Most sprinters don’t qualify for the Olympic Trials only to forgo the Trials and switch sports. Most kick return specialists who walk onto their DII college football teams don’t get a shot at the NFL years later. Most don’t lead a developmental team under the watch of the National Team coach in tries at a highly competitive international tournament, earn a training contract, get called up to the IRB World Series and score 23 tries in 13 tournaments (and limited playing time, no less) all within 18 months of picking up a rugby ball.
Isles has a fiancée and wants financial security, but there are other factors in play, too.
Cloaked in Isles’s statements to RUGBYMag minutes after USA’s winning of the Shield in Las Vegas was frustration with a lack of playing time. Isles is apparently not the only contracted player frustrated.
Also weighing on Isles’s decision is the team’s performance. The Eagles are squarely in 14th place on the circuit, and if Olympic qualification began today, there’d be no reason to expect the USA to be one of the 12 teams participating in the Games.
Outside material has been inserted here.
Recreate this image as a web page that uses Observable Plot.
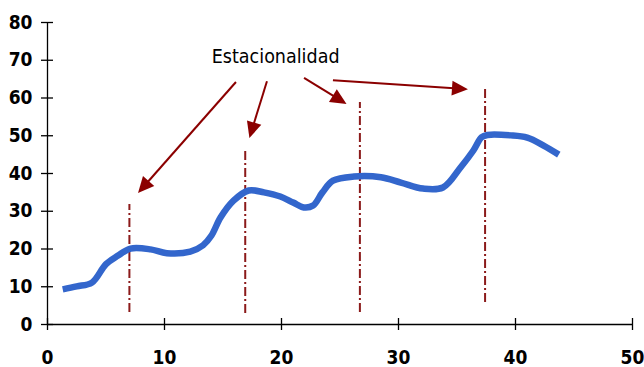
<!DOCTYPE html>
<html><head><meta charset="utf-8">
<script src="https://cdn.jsdelivr.net/npm/d3@7"></script>
<script src="https://cdn.jsdelivr.net/npm/@observablehq/plot@0.6"></script>
<style>body{margin:0;background:#fff}</style>
</head><body><div id="chart"></div>
<script>
// series
const seriesX = [1.3, 2.5, 3.8, 5.0, 6.0, 7.1, 8.8, 10.2, 12.2, 13.3, 14.0, 14.8, 15.9, 17.2, 18.5, 19.9, 21.0, 21.9, 22.7, 23.5, 24.4, 26.2, 28.5, 30.2, 32.1, 33.8, 35.3, 36.4, 37.1, 37.6, 39.6, 41.0, 42.4, 43.7];
const seriesY = [9.3, 10.1, 11.1, 16.0, 18.2, 20.1, 19.9, 18.9, 19.3, 21.0, 23.5, 28.4, 32.8, 35.5, 35.0, 33.9, 32.3, 31.0, 31.5, 35.0, 38.1, 39.2, 39.0, 37.6, 36.0, 36.3, 41.6, 46.1, 49.6, 50.2, 50.1, 49.5, 47.4, 45.0];
// seasonal markers
const seasonX = [7.0, 16.9, 26.7, 37.4];
const seasonTop = [31.8, 46.6, 58.8, 62.7];
const seasonBottom = [3.2, 2.9, 3.2, 5.8];
// annotation
const labelText = ["Estacionalidad"];
const labelX = [19.5];
const labelY = [70.8];
const arrowX1 = [16.15, 18.8, 21.97, 24.44];
const arrowY1 = [64.1, 64.3, 65.2, 64.6];
const arrowX2 = [7.78, 17.3, 25.6, 35.98];
const arrowY2 = [34.7, 49.3, 58.3, 62.2];
// ticks
const xTicks = [0, 10, 20, 30, 40, 50];
const yTicks = [0, 10, 20, 30, 40, 50, 60, 70, 80];

const line = seriesX.map((x, i) => ({x, y: seriesY[i]}));
const seasons = seasonX.map((x, i) => ({x, y1: seasonBottom[i], y2: seasonTop[i]}));
const arrows = arrowX1.map((x1, i) => ({x1, y1: arrowY1[i], x2: arrowX2[i], y2: arrowY2[i]}));
const labels = labelText.map((t, i) => ({t, x: labelX[i], y: labelY[i]}));

const red = "#8b0000";
const headLen = 16, headHalf = 7.5;

function arrowHeads(index, scales) {
  const g = d3.create("svg:g");
  for (const a of arrows) {
    const sx = scales.x(a.x1), sy = scales.y(a.y1);
    const ex = scales.x(a.x2), ey = scales.y(a.y2);
    const ang = Math.atan2(ey - sy, ex - sx);
    const ux = Math.cos(ang), uy = Math.sin(ang);
    const bx = ex - ux * headLen, by = ey - uy * headLen;
    const pts = [[ex, ey], [bx - uy * headHalf, by + ux * headHalf], [bx + uy * headHalf, by - ux * headHalf]];
    g.append("path").attr("d", "M" + pts.map(p => p.join(",")).join("L") + "Z").attr("fill", red);
    g.append("line").attr("x1", sx).attr("y1", sy).attr("x2", bx + ux * 2).attr("y2", by + uy * 2)
      .attr("stroke", red).attr("stroke-width", 2);
  }
  return g.node();
}

const font = "'DejaVu Sans Condensed', 'DejaVu Sans', sans-serif";
const chart = Plot.plot({
  width: 644, height: 367,
  marginLeft: 47, marginRight: 12, marginTop: 22, marginBottom: 43,
  x: {domain: [0, 50], axis: null},
  y: {domain: [0, 80], axis: null},
  style: {fontFamily: font, fontWeight: "bold", color: "#000", background: "#fff"},
  marks: [
    Plot.ruleX(seasons, {x: "x", y1: "y1", y2: "y2", stroke: "#8b1a1a", strokeWidth: 2, strokeDasharray: "9,3,2,3"}),
    Plot.line(line, {x: "x", y: "y", stroke: "#3366cc", strokeWidth: 6.5, curve: "catmull-rom", strokeLinecap: "butt"}),
    Plot.ruleY([0], {stroke: "#000", strokeWidth: 1.3}),
    Plot.ruleX([0], {stroke: "#000", strokeWidth: 1.3}),
    Plot.axisX(xTicks, {tickSize: 12, dy: -6, tickFormat: () => "", label: null, strokeWidth: 1.3}),
    Plot.axisX(xTicks, {tickSize: 0, tickPadding: 26, label: null, fontSize: 19, fontWeight: "bold", fontFamily: font}),
    Plot.axisY(yTicks, {tickSize: 12, dx: 6, tickFormat: () => "", label: null, strokeWidth: 1.3}),
    Plot.axisY(yTicks, {tickSize: 0, tickPadding: 15, label: null, fontSize: 19, fontWeight: "bold", fontFamily: font}),
    Plot.text(labels, {x: "x", y: "y", text: "t", fontSize: 19.5, fontWeight: "normal", fill: "#000", fontFamily: font}),
    arrowHeads
  ]
});
document.getElementById("chart").append(chart);
</script>
</body></html>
Remember, Isles was drawn to rugby because of its inclusion in the Olympics, and he turned down a 15s contract overseas, partially because he wanted to stay on the Olympic pathway.
Isles is also a religious man, evidenced time and time again in interviews and Facebook and Twitter posts, and he values the platform to praise God he’s found as a rugby star. He won’t likely have the same media exposure as an NFL practice squad member.
If Isles's decision proves to be between sitting on the bench for a losing rugby team with an outside shot at Olympic qualification or sitting on the bench for an NFL team with an outside shot of having a lucrative career, Isles is likely to pick the latter. If his decision is between starring on a competitive rugby team with a realistic shot at making the Olympics or sitting the bench for an NFL team, he may just choose the former.
By deciding to stay with the team for Wellington, Isles has given himself a little more time to identify and weigh his options.